■ **Given task**:
Leaving the pictures out, print the lines from the first line of the listing through the line containing "XAxis, YAxis, CartesianGrid", exactly as they read, and no others.

■ **Recorded information**:
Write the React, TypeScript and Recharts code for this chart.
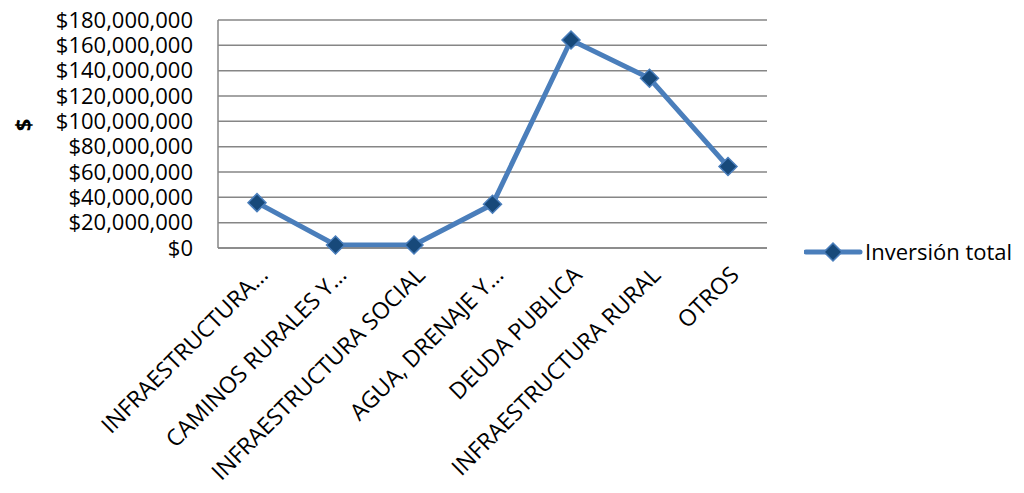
import React from 'react'
import { LineChart, Line, XAxis, YAxis, CartesianGrid } from 'recharts'

const categories = [
    'INFRAESTRUCTURA…',
    'CAMINOS RURALES Y…',
    'INFRAESTRUCTURA SOCIAL',
    'AGUA, DRENAJE Y…',
    'DEUDA PUBLICA',
    'INFRAESTRUCTURA RURAL',
    'OTROS',
]
const inversionTotal = [35800000, 2400000, 2400000, 34500000, 164200000, 134000000, 64300000]
const yTicks = [0, 20000000, 40000000, 60000000, 80000000, 100000000, 120000000, 140000000, 160000000, 180000000]

const data = categories.map((name, i) => ({ name, inversion: inversionTotal[i] }))

const FONT = '"Open Sans", "Noto Sans", sans-serif'
const LINE_COLOR = '#4A7EBB'
const MARKER_FILL = '#17497A'
const GRID = '#868686'

const Diamond = (props: any) => {
    const { cx, cy } = props
    if (cx == null || cy == null) return null
    const r = 9
    return (
        <path
            d={`M${cx},${cy - r} L${cx + r},${cy} L${cx},${cy + r} L${cx - r},${cy} Z`}
            fill={MARKER_FILL}
            stroke={LINE_COLOR}
            strokeWidth={1.5}
        />
    )
}

const CategoryTick = (props: any) => {
    const { x, y, payload } = props
    return (
        <g transform={`translate(${x + 1},${y + 9})`}>
            <text
                x={0}
                y={0}
                dy="0.7em"
                textAnchor="end"
                transform="rotate(-45)"
                fontSize={23}
                fontFamily={FONT}
                fill="#000"
            >
                {payload.value}
            </text>
        </g>
    )
}

export default function App() {
    return (
        <div style={{ position: 'relative', width: 1008, height: 477 }}>
            <LineChart
                width={1008}
                height={477}
                data={data}
                margin={{ top: 12, right: 249, left: 0, bottom: 0 }}
            >
                <CartesianGrid vertical={false} stroke={GRID} strokeWidth={1.5} />
                <XAxis
                    dataKey="name"
                    height={237}
                    interval={0}
                    padding={{ left: 39, right: 39 }}
                    tick={<CategoryTick />}
                    tickLine={false}
                    axisLine={{ stroke: GRID, strokeWidth: 1.5 }}
                />
                <YAxis
                    width={210}
                    domain={[0, 180000000]}
                    ticks={yTicks}
                    interval={0}
                    tickLine={false}
                    axisLine={{ stroke: GRID, strokeWidth: 1.5 }}
                    tick={{ fontSize: 22, fontFamily: FONT, fill: '#000', dx: -17 }}
                    tickFormatter={(v: number) => '$' + v.toLocaleString('en-US')}
                    label={{
                        content: () => (
                            <text
                                x={14}
                                y={117}
                                textAnchor="middle"
                                dominantBaseline="central"
                                transform="rotate(-90 14 117)"
                                fontSize={22}
                                fontWeight="bold"
                                fontFamily={FONT}
                                fill="#000"
                            >
                                $
                            </text>
                        ),
                    }}
                />
                <Line
                    type="linear"
                    dataKey="inversion"
                    stroke={LINE_COLOR}
                    strokeWidth={5}
                    dot={<Diamond />}
                    activeDot={false}
                    isAnimationActive={false}
                />
            </LineChart>
            {/* legend on the right, outside the plot */}
            <svg width={212} height={30} style={{ position: 'absolute', left: 796, top: 229 }}>
                <line x1={2} y1={15} x2={56} y2={15} stroke={LINE_COLOR} strokeWidth={5} strokeLinecap="round" />
                <Diamond cx={29} cy={15} />
                <text x={61} y={23} fontSize={22} fontFamily={FONT} fill="#000">Inversión total</text>
            </svg>
        </div>
    )
}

■ **Solution to this exercise**:
Write the React, TypeScript and Recharts code for this chart.
import React from 'react'
import { LineChart, Line, XAxis, YAxis, CartesianGrid } from 'recharts'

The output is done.